There are $n$ fair dice. They are all tossed every time except the dice that are removed. A dice is removed if $3$ is rolled. What is the expected number of rolls? Any help would be appreciated.
My attempt: Consider the case of two dice. The process ends on step one with probability $\frac{1}{36}$, if one of the dice rolls up $6$ and other doesn't the on average $\frac{10}{36}(1+6)$ more steps are needed. Finally if $6$ doesn't roll up on both of the rolls then $\frac{25}{36}(z+1)$ rolls will be needed where $z$ is the expected number of rolls until both dice are removed. Thus
$$z= \frac{1}{36}+\frac{10}{36}(1+6)+\frac{25}{36}(z+1) $$
Is this correct? If it is I can extend it recursively for $n$ dice.
Best Answer
I have a hard time understanding what your event $X_i$ means? Die $i$ removed by what time? Because in the end all of the dice are removed and $X_i=1$ with $p=1$.

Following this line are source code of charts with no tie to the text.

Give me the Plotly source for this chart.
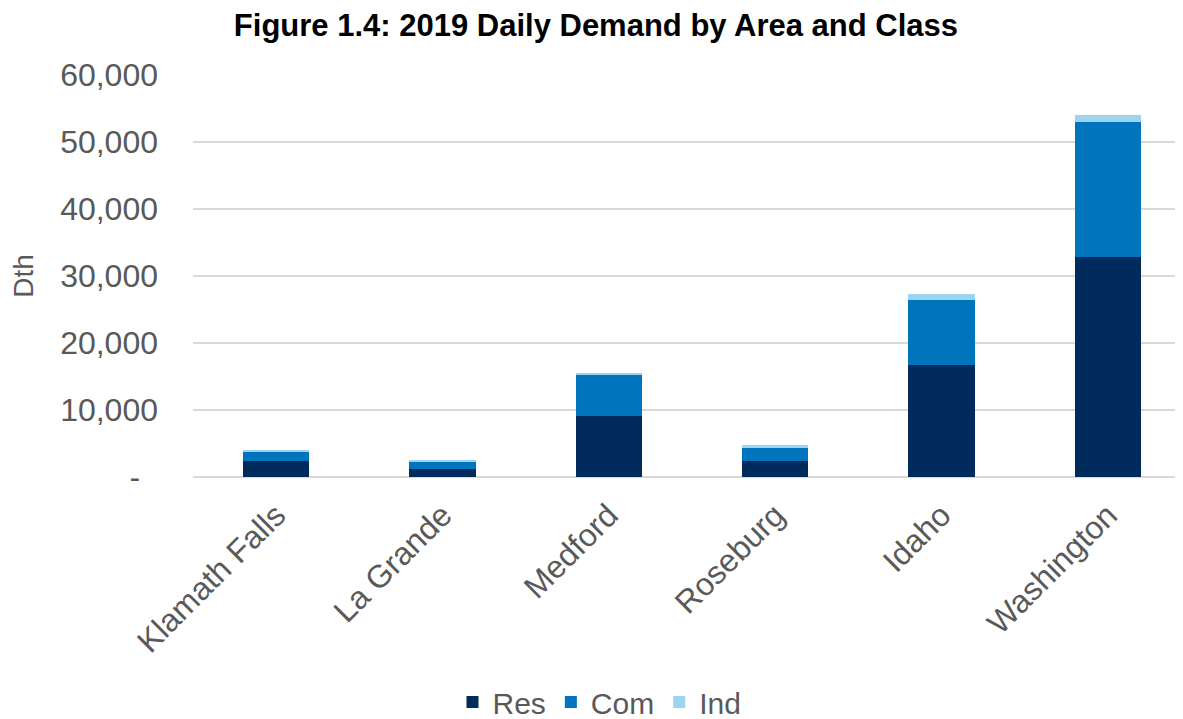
import plotly.graph_objects as go

areas = ["Klamath Falls", "La Grande", "Medford", "Roseburg", "Idaho", "Washington"]
res = [2400, 1250, 9150, 2430, 16750, 32900]
com = [1350, 950, 6200, 1940, 9600, 20050]
ind = [350, 350, 200, 360, 1000, 1050]

ytick_vals = [0, 10000, 20000, 30000, 40000, 50000, 60000]
ytick_text = ["-\u00a0\u00a0", "10,000", "20,000", "30,000", "40,000", "50,000", "60,000"]

colors = {"Res": "#002B5C", "Com": "#0075BE", "Ind": "#9DD4F2"}
font_family = "Liberation Sans, Arial, sans-serif"
gray = "#595959"

fig = go.Figure()
for name, vals in [("Res", res), ("Com", com), ("Ind", ind)]:
    fig.add_trace(go.Bar(x=areas, y=vals, name=name, marker_color=colors[name],
                         marker_line_width=0))

fig.update_layout(
    barmode="stack",
    bargap=0.6,
    width=1183, height=719,
    paper_bgcolor="white", plot_bgcolor="white",
    margin=dict(l=185, r=0, t=67, b=250, autoexpand=False),
    font=dict(family=font_family, color=gray, size=30),
    title=dict(text="<b>Figure 1.4: 2019 Daily Demand by Area and Class</b>",
               x=0.497, xanchor="center", y=1 - 17 / 719, yanchor="middle",
               font=dict(family=font_family, size=31, color="black")),
    legend=dict(orientation="h", xref="container", x=0.5, xanchor="center",
                yref="container", y=1 - 694 / 719, yanchor="middle",
                font=dict(size=30, color=gray), traceorder="normal"),
    showlegend=True,
)
fig.update_xaxes(range=[-0.5, 5.5], tickangle=-45, showgrid=False, showline=False,
                 ticklabelstandoff=12, tickfont=dict(size=32, color=gray))
fig.update_yaxes(range=[0, 60000], tickvals=ytick_vals, ticktext=ytick_text,
                 showgrid=True, gridcolor="#D9D9D9", gridwidth=2,
                 zeroline=True, zerolinecolor="#D9D9D9", zerolinewidth=2,
                 ticklabelstandoff=34, tickfont=dict(size=32, color=gray),
                 title=dict(text="Dth", font=dict(size=28, color=gray), standoff=32))

fig.write_html("out.html")
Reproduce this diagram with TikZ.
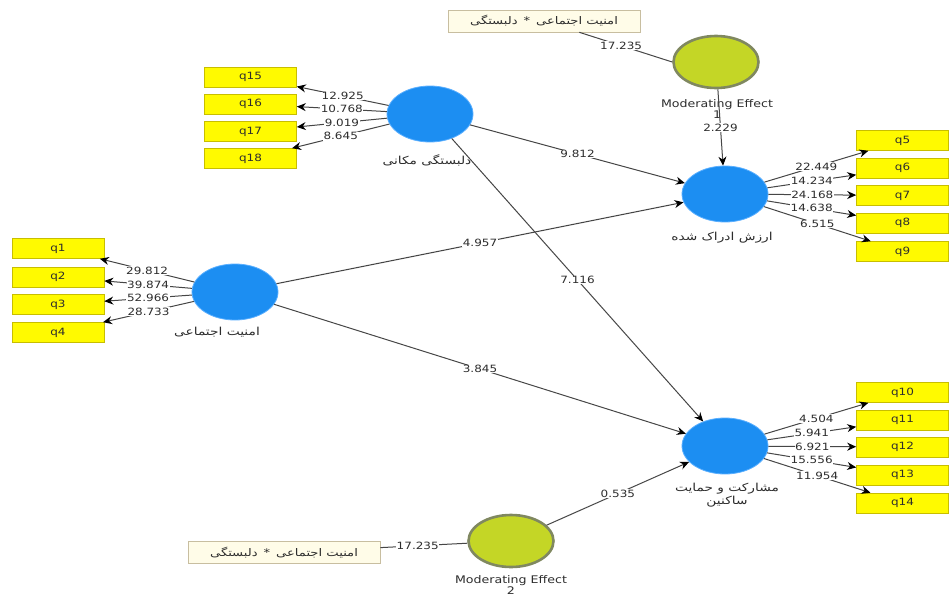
\documentclass[tikz,border=0pt]{standalone}
\usepackage{fontspec}
\setmainfont{DejaVu Sans}[FakeStretch=1.2]
\newfontfamily\fa{DejaVu Sans}[Script=Arabic,FakeStretch=1.25]
\TeXXeTstate=1
\usetikzlibrary{shapes.geometric,arrows.meta}
\definecolor{lv}{RGB}{28,142,242}
\definecolor{lvedge}{RGB}{90,175,255}
\definecolor{modg}{RGB}{196,214,38}
\definecolor{modedge}{RGB}{128,136,96}
\definecolor{indy}{RGB}{255,250,0}
\definecolor{indedge}{RGB}{200,190,0}
\definecolor{tagfill}{RGB}{255,252,232}
\definecolor{tagedge}{RGB}{200,190,160}
\definecolor{linec}{RGB}{70,70,70}
\definecolor{txt}{RGB}{45,45,45}
\begin{document}
\begin{tikzpicture}[x=1pt,y=-1pt,
  latent/.style={ellipse, fill=lv, draw=lvedge, line width=0.8pt, minimum width=86pt, minimum height=56pt, inner sep=0pt},
  moder/.style={ellipse, fill=modg, draw=modedge, line width=2.6pt, minimum width=85pt, minimum height=52pt, inner sep=0pt},
  ind/.style={rectangle, fill=indy, draw=indedge, line width=0.6pt, minimum width=92pt, minimum height=20pt, inner sep=0pt, font=\fontsize{10}{12}\selectfont, text=txt},
  tagbox/.style={rectangle, fill=tagfill, draw=tagedge, line width=0.6pt, minimum width=192pt, minimum height=22pt, inner sep=0pt, font=\fa\fontsize{10.5}{12}\selectfont, text=txt},
  lbl/.style={font=\fontsize{10}{12}\selectfont, text=txt, fill=white, inner sep=0.6pt},
  plbl/.style={font=\fa\fontsize{11}{13}\selectfont, text=txt, align=center, inner sep=0pt},
  mlbl/.style={font=\fontsize{10.5}{9.5}\selectfont, text=txt, align=center, inner sep=0pt},
  link/.style={draw=linec, line width=1pt, -{Stealth[length=9pt,width=8pt,color=black]}},
  plain/.style={draw=linec, line width=1pt}
]
\useasboundingbox (0,0) rectangle (950,597);
\fill[white] (0,0) rectangle (950,597);

% indicator boxes
\node[ind] (q15) at (250.5,77) {q15};
\node[ind] (q16) at (250.5,104) {q16};
\node[ind] (q17) at (250.5,131.5) {q17};
\node[ind] (q18) at (250.5,158.5) {q18};
\node[ind] (q1) at (58,248.5) {q1};
\node[ind] (q2) at (58,277) {q2};
\node[ind] (q3) at (58,304.5) {q3};
\node[ind] (q4) at (58,332.5) {q4};
\node[ind] (q5) at (902.5,140.5) {q5};
\node[ind] (q6) at (902.5,168) {q6};
\node[ind] (q7) at (902.5,195.5) {q7};
\node[ind] (q8) at (902.5,223) {q8};
\node[ind] (q9) at (902.5,251.5) {q9};
\node[ind] (q10) at (902.5,392.5) {q10};
\node[ind] (q11) at (902.5,420) {q11};
\node[ind] (q12) at (902.5,447) {q12};
\node[ind] (q13) at (902.5,475) {q13};
\node[ind] (q14) at (902.5,503) {q14};

% latent variables
\node[latent] (A) at (430,114) {};
\node[latent] (B) at (235,292) {};
\node[latent] (C) at (725,194) {};
\node[latent] (D) at (725,446) {};
\node[moder] (ME1) at (716,62) {};
\node[moder] (ME2) at (511,541) {};

% interaction term boxes
\node[tagbox] (T1) at (544,21) {\beginR امنیت اجتماعی \,*\, دلبستگی\endR};
\node[tagbox] (T2) at (284,552.5) {\beginR امنیت اجتماعی \,*\, دلبستگی\endR};

% construct labels
\node[plbl] (Alab) at (427,160) {\beginR دلبستگی مکانی\endR};
\node[plbl] (Blab) at (217,332) {\beginR امنیت اجتماعی\endR};
\node[plbl] (Clab) at (722,238) {\beginR ارزش ادراک شده\endR};
\node[plbl] (Dlab) at (727,495.5) {\beginR مشارکت و حمایت\endR\\\beginR ساکنین\endR};
\node[mlbl] (ME1lab) at (717,109) {Moderating Effect\\1};
\node[mlbl] (ME2lab) at (511,585) {Moderating Effect\\2};

% outer loadings
\draw[link] (A) -- node[lbl]{12.925} (q15);
\draw[link] (A) -- node[lbl]{10.768} (q16);
\draw[link] (A) -- node[lbl]{9.019} (q17);
\draw[link] (A) -- node[lbl]{8.645} (q18);
\draw[link] (B) -- node[lbl]{29.812} (q1);
\draw[link] (B) -- node[lbl]{39.874} (q2);
\draw[link] (B) -- node[lbl]{52.966} (q3);
\draw[link] (B) -- node[lbl]{28.733} (q4);
\draw[link] (C) -- node[lbl]{22.449} (q5);
\draw[link] (C) -- node[lbl]{14.234} (q6);
\draw[link] (C) -- node[lbl]{24.168} (q7);
\draw[link] (C) -- node[lbl]{14.638} (q8);
\draw[link] (C) -- node[lbl]{6.515} (q9);
\draw[link] (D) -- node[lbl]{4.504} (q10);
\draw[link] (D) -- node[lbl]{5.941} (q11);
\draw[link] (D) -- node[lbl]{6.921} (q12);
\draw[link] (D) -- node[lbl]{15.556} (q13);
\draw[link] (D) -- node[lbl]{11.954} (q14);

% structural paths
\draw[link] (A) -- node[lbl]{9.812} (C);
\draw[link] (B) -- node[lbl]{4.957} (C);
\draw[link] (A) -- node[lbl]{7.116} (D);
\draw[link] (B) -- node[lbl]{3.845} (D);
\draw[link] (ME2) -- node[lbl]{0.535} (D);
\draw[link] (ME1) -- node[lbl]{2.229} (C);
\draw[plain] (T1) -- node[lbl, pos=0.45]{17.235} (ME1.west);
\draw[plain] (T2) -- node[lbl, pos=0.43]{17.235} (ME2);
\end{tikzpicture}
\end{document}
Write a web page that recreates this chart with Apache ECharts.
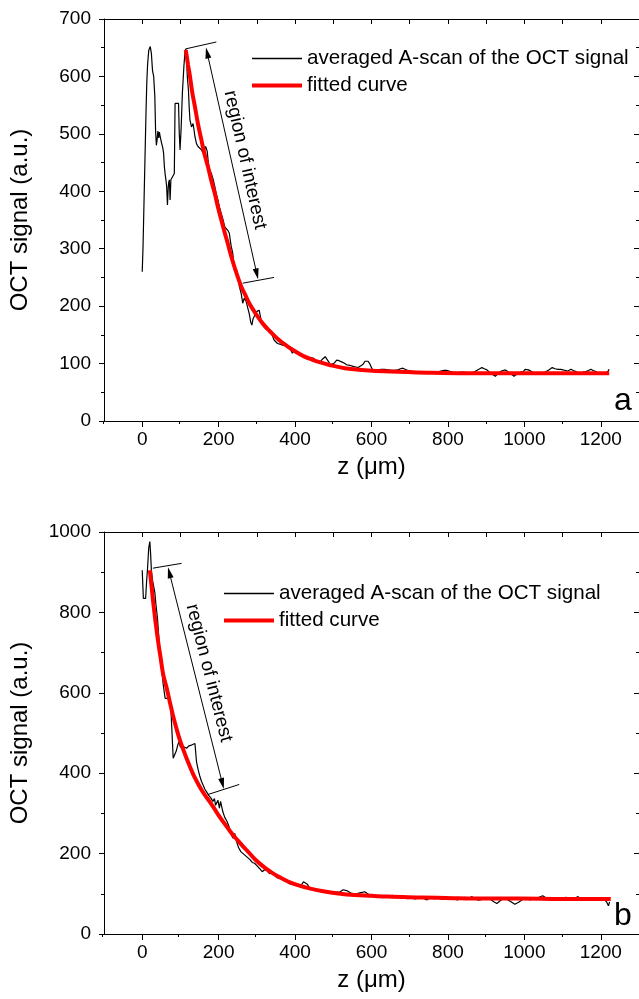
<!DOCTYPE html>
<html>
<head>
<meta charset="utf-8">
<script src="https://cdn.jsdelivr.net/npm/echarts@6/dist/echarts.min.js"></script>
<style>
  html, body { margin: 0; padding: 0; background: #fff; }
  #chart { width: 639px; height: 999px; }
</style>
</head>
<body>
<div id="chart"></div>
<script>
// panel a: averaged A-scan and fit, [z in um, signal]
const scanA = [[0,260],[2,300],[4,360],[6,420],[8,480],[10,540],[12,590],[14,620],[17,645],[21,652],[24,640],[27,610],[30,600],[33,565],[35,505],[37,480],[39,490],[41,505],[43,493],[45,503],[47,495],[49,489],[51,483],[54,475],[56,466],[58,443],[60,430],[62,420],[64,408],[66,376],[68,405],[69,414],[71,420],[73,385],[75,420],[79,425],[84,431],[86,553],[90,553],[95,553],[97,501],[99,472],[102,512],[105,570],[109,617],[112,643],[114,648],[116,629],[118,600],[121,576],[123,545],[125,524],[129,512],[133,518],[136,505],[138,495],[142,483],[146,478],[150,475],[155,472],[160,466],[163,463],[166,478],[168,478],[170,470],[172,469],[174,443],[178,435],[181,431],[186,420],[190,408],[194,395],[198,385],[203,370],[207,367],[211,352],[216,338],[220,335],[224,332],[228,327],[231,312],[233,304],[237,292],[241,263],[244,262],[246,257],[248,262],[250,263],[252,245],[254,235],[259,222],[263,205],[267,214],[272,208],[276,211],[280,187],[284,172],[287,167],[290,178],[293,182],[298,190],[302,193],[306,193],[311,176],[315,168],[319,164],[324,160],[328,158],[336,158],[340,150],[345,141],[350,138],[354,135],[360,134],[367,132],[374,131],[380,129],[388,124],[393,118],[397,122],[401,124],[405,120],[410,115],[416,114],[423,113],[430,112],[436,111],[443,110],[449,109],[457,103],[462,103],[466,103],[472,108],[479,112],[484,107],[488,103],[492,98],[496,95],[503,101],[509,106],[515,105],[522,103],[528,101],[535,98],[543,97],[552,95],[559,94],[565,93],[572,96],[578,99],[583,104],[587,107],[591,104],[596,99],[602,90],[610,89],[617,89],[625,90],[634,90],[643,89],[652,88],[660,88],[669,89],[676,91],[682,92],[688,90],[695,88],[703,87],[712,86],[720,85],[729,84],[738,85],[747,85],[755,84],[764,83],[772,85],[781,87],[790,88],[798,88],[807,86],[816,84],[825,84],[833,85],[842,85],[850,84],[859,84],[868,85],[875,88],[881,90],[885,92],[889,93],[895,91],[902,89],[909,85],[915,82],[920,79],[924,78],[930,82],[937,86],[944,88],[950,89],[957,86],[963,83],[968,80],[973,78],[979,81],[984,83],[990,85],[997,86],[1002,90],[1006,92],[1011,89],[1016,86],[1024,84],[1032,83],[1040,83],[1049,83],[1057,86],[1064,89],[1069,92],[1073,93],[1080,91],[1088,90],[1095,90],[1101,89],[1108,88],[1114,87],[1118,89],[1122,90],[1128,88],[1135,86],[1141,84],[1148,83],[1154,85],[1161,86],[1168,88],[1174,90],[1180,88],[1187,86],[1193,84],[1200,83],[1207,82],[1213,82],[1218,86],[1222,90]];
const fitA = [[114,646],[120,620],[125,600],[131,572],[138,547],[146,517],[155,489],[163,465],[172,443],[181,418],[190,396],[198,373],[207,350],[215,330],[224,309],[232,289],[241,269],[250,251],[259,234],[270,219],[280,205],[297,187],[315,170],[336,155],[358,141],[380,130],[401,121],[422,113],[444,107],[466,102],[488,98],[530,92],[574,89],[650,86],[747,84],[850,83],[950,83],[1050,83],[1150,83],[1222,83]];

// panel b
const scanB = [[0,905],[2,905],[3,835],[9,835],[11,870],[14,910],[17,960],[20,976],[22,945],[24,905],[27,880],[30,876],[33,850],[36,818],[40,785],[43,744],[46,702],[49,690],[52,650],[55,620],[58,600],[60,586],[66,586],[73,586],[75,560],[78,500],[81,437],[85,440],[89,455],[93,470],[96,478],[100,465],[104,462],[110,465],[116,462],[122,468],[129,470],[134,472],[138,474],[142,429],[146,410],[150,395],[155,380],[159,371],[164,360],[168,354],[174,345],[180,338],[185,330],[189,337],[192,320],[194,317],[198,333],[202,313],[205,330],[207,329],[211,304],[216,290],[222,280],[228,265],[234,245],[238,238],[242,250],[247,230],[252,215],[258,205],[264,200],[270,195],[276,190],[282,185],[288,178],[294,176],[300,170],[307,163],[314,155],[320,160],[326,158],[333,150],[340,155],[346,146],[353,140],[360,138],[368,137],[375,134],[383,126],[390,124],[398,122],[405,120],[412,118],[418,124],[422,130],[427,134],[432,124],[437,116],[442,112],[448,109],[455,108],[462,107],[470,106],[478,104],[486,103],[494,103],[502,104],[510,104],[518,105],[522,105],[526,110],[530,114],[535,108],[540,104],[548,101],[556,100],[564,101],[573,103],[582,105],[590,100],[598,97],[606,96],[614,95],[625,95],[635,92],[645,94],[655,96],[665,92],[675,90],[685,91],[695,88],[705,90],[715,87],[725,92],[735,89],[745,85],[755,90],[765,88],[775,91],[785,86],[795,89],[805,90],[815,87],[825,85],[835,89],[845,91],[855,88],[863,93],[870,87],[880,84],[890,86],[900,90],[910,87],[920,80],[928,76],[936,82],[945,88],[955,86],[965,80],[975,74],[985,79],[995,86],[1005,88],[1015,85],[1025,87],[1035,90],[1048,95],[1056,90],[1065,86],[1075,84],[1085,88],[1095,86],[1109,91],[1118,88],[1128,85],[1139,93],[1148,88],[1158,85],[1168,87],[1178,90],[1188,86],[1198,84],[1208,87],[1215,80],[1220,70],[1223,80]];
const fitB = [[20,905],[25,860],[30,815],[36,768],[42,725],[48,688],[55,645],[64,612],[73,574],[81,542],[90,510],[98,484],[107,460],[116,437],[125,416],[137,390],[150,367],[163,347],[176,330],[188,313],[200,295],[212,279],[225,262],[237,247],[250,233],[262,220],[275,207],[297,184],[318,167],[340,152],[362,140],[383,130],[405,122],[427,116],[449,111],[470,107],[513,101],[556,97],[600,95],[643,93],[730,91],[815,89],[900,88],[988,88],[1100,87],[1226,87]];

// ticks
const zMajor = [0, 200, 400, 600, 800, 1000, 1200];
const zMinor = [-100, 100, 300, 500, 700, 900, 1100, 1300];

// region-of-interest markers (data coords)
const capTopA = [[114, 648], [194, 660]];
const capBotA = [[263, 240], [345, 250]];
const arrowA = [[170, 641], [300, 256]];
const capTopB = [[28, 910], [103, 922]];
const capBotB = [[172, 347], [254, 372]];
const arrowB = [[71, 899], [210, 374]];

const FONT = '"Liberation Sans", Arial, sans-serif';
const names = ['averaged A-scan of the OCT signal', 'fitted curve'];

const chart = echarts.init(document.getElementById('chart'));

const grids = [
  { left: 103, top: 19, width: 540, height: 402 },
  { left: 103, top: 19, width: 540, height: 402 },
  { left: 102, top: 532, width: 540, height: 402 },
  { left: 102, top: 532, width: 540, height: 402 }
];

const black = { color: '#000', width: 1 };
const plain = v => String(v);
const xAxes = [];
const yAxes = [];
[[700, 100], [1000, 200]].forEach(([ymax, step], i) => {
  const g = 2 * i;
  xAxes.push({
    gridIndex: g, type: 'value', position: 'bottom', min: -100, max: 1300,
    axisLine: { onZero: false, lineStyle: black },
    axisTick: { customValues: zMajor, length: 6, lineStyle: black },
    axisLabel: { customValues: zMajor, formatter: plain, margin: 9, fontSize: 19, fontFamily: FONT, color: '#000' },
    splitLine: { show: false },
    name: 'z (μm)', nameLocation: 'middle', nameGap: 34,
    nameTextStyle: { fontSize: 24, fontFamily: FONT, color: '#000' }
  });
  xAxes.push({
    gridIndex: g, type: 'value', position: 'top', min: -100, max: 1300, interval: 100,
    axisLine: { onZero: false, lineStyle: black },
    axisTick: { inside: true, length: 5, lineStyle: black },
    axisLabel: { show: false }, splitLine: { show: false }
  });
  xAxes.push({
    gridIndex: g + 1, type: 'value', position: 'bottom', min: -100, max: 1300,
    axisLine: { show: false },
    axisTick: { customValues: zMinor, length: 3, lineStyle: black },
    axisLabel: { show: false }, splitLine: { show: false }
  });
  yAxes.push({
    gridIndex: g, type: 'value', position: 'left', min: 0, max: ymax, interval: step,
    axisLine: { show: true, onZero: false, lineStyle: black },
    axisTick: { show: true, length: 5, lineStyle: black },
    minorTick: { show: true, splitNumber: 2, length: 3, lineStyle: black },
    axisLabel: { formatter: plain, margin: 13, fontSize: 19, fontFamily: FONT, color: '#000' },
    splitLine: { show: false },
    name: 'OCT signal (a.u.)', nameLocation: 'middle', nameGap: 72,
    nameTextStyle: { fontSize: 24, fontFamily: FONT, color: '#000' }
  });
  yAxes.push({
    gridIndex: g, type: 'value', position: 'right', min: 0, max: ymax, interval: step,
    axisLine: { show: true, onZero: false, lineStyle: black },
    axisTick: { show: true, inside: true, length: 5, lineStyle: black },
    minorTick: { show: true, splitNumber: 2, length: 3, lineStyle: black },
    axisLabel: { show: false }, splitLine: { show: false }
  });
  yAxes.push({ gridIndex: g + 1, type: 'value', min: 0, max: ymax, show: false });
});

function roiLines(capTop, capBot, arrow) {
  const tri = { symbol: 'triangle', symbolSize: [6, 11] };
  return {
    silent: true, animation: false, symbol: 'none',
    label: { show: false },
    lineStyle: { color: '#000', width: 1, type: 'solid' },
    emphasis: { disabled: true },
    data: [
      [{ coord: capTop[0] }, { coord: capTop[1] }],
      [{ coord: capBot[0] }, { coord: capBot[1] }],
      [Object.assign({ coord: arrow[0] }, tri), Object.assign({ coord: arrow[1] }, tri)]
    ]
  };
}

function scanSeries(data, axisIdx, roi) {
  return {
    name: names[0], type: 'line', data: data,
    xAxisIndex: axisIdx, yAxisIndex: axisIdx,
    symbol: 'none', showSymbol: false, animation: false,
    lineStyle: { color: '#000', width: 1.2 }, itemStyle: { color: '#000' },
    markLine: roi
  };
}
function fitSeries(data, axisIdx) {
  return {
    name: names[1], type: 'line', data: data, smooth: 0.4,
    xAxisIndex: axisIdx, yAxisIndex: axisIdx,
    symbol: 'none', showSymbol: false, animation: false,
    lineStyle: { color: '#ff0000', width: 4 }, itemStyle: { color: '#ff0000' }
  };
}

const legendBase = {
  orient: 'vertical', itemWidth: 50, itemHeight: 14, itemGap: 6, padding: 0,
  selectedMode: false,
  data: [
    { name: names[0], icon: 'path://M0,0h50v1.3h-50z' },
    { name: names[1], icon: 'path://M0,0h50v4h-50z' }
  ],
  textStyle: { fontSize: 20.6, fontFamily: FONT, color: '#000' }
};

const roiText = (x, y, deg) => ({
  type: 'text', x: x, y: y, rotation: -deg * Math.PI / 180, silent: true,
  style: { text: 'region of interest', fontSize: 19, fontFamily: FONT, fill: '#000', align: 'center', verticalAlign: 'middle' }
});

chart.setOption({
  animation: false,
  backgroundColor: '#fff',
  grid: grids,
  xAxis: xAxes,
  yAxis: yAxes,
  legend: [
    Object.assign({ left: 252, top: 48 }, legendBase),
    Object.assign({ left: 224, top: 583 }, legendBase)
  ],
  series: [
    scanSeries(scanA, 0, roiLines(capTopA, capBotA, arrowA)),
    fitSeries(fitA, 0),
    scanSeries(scanB, 3, roiLines(capTopB, capBotB, arrowB)),
    fitSeries(fitB, 3)
  ],
  graphic: [
    roiText(245, 160, 77.4),
    roiText(209, 673, 75.8),
    { type: 'text', x: 614, y: 417, silent: true, style: { text: 'a', fontSize: 32, fontFamily: FONT, fill: '#000', verticalAlign: 'bottom' } },
    { type: 'text', x: 614, y: 932, silent: true, style: { text: 'b', fontSize: 32, fontFamily: FONT, fill: '#000', verticalAlign: 'bottom' } }
  ]
});
</script>
</body>
</html>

If you want to use this approach, you say that you have $n+1$ states (meaning the number of dice left in the game) and you trying to find $r_k=\mathbb E R(k)$, where $R(k)$ is the number or rolls if you start with $k$ dice. You know that $r_0 = 0$ and you can write recursive relations:
$$ \begin{aligned} r_1 &= 1+\frac56r_1 + \frac16r_0 \\ r_2 &= 1+\left(\frac56\right)^2r_2 + 2\left(\frac56\right)\left(\frac16\right)r_1+\left(\frac16\right)^2r_0\\ \ldots \end{aligned} $$
Or you can take a direct approach and calculate the distribution $R(n)$ directly. You can start to calculate the distribution of $R(1)$ by thinking what is the probability that 1 die wasn't remove on first $x$ rolls. And then see that the survival time of at least 1 die from $n$ is a function of survival times of each individual die: $R(n)=f(R_1(1), R_2(1)...,R_n(1))$. Can you see what function is $f$?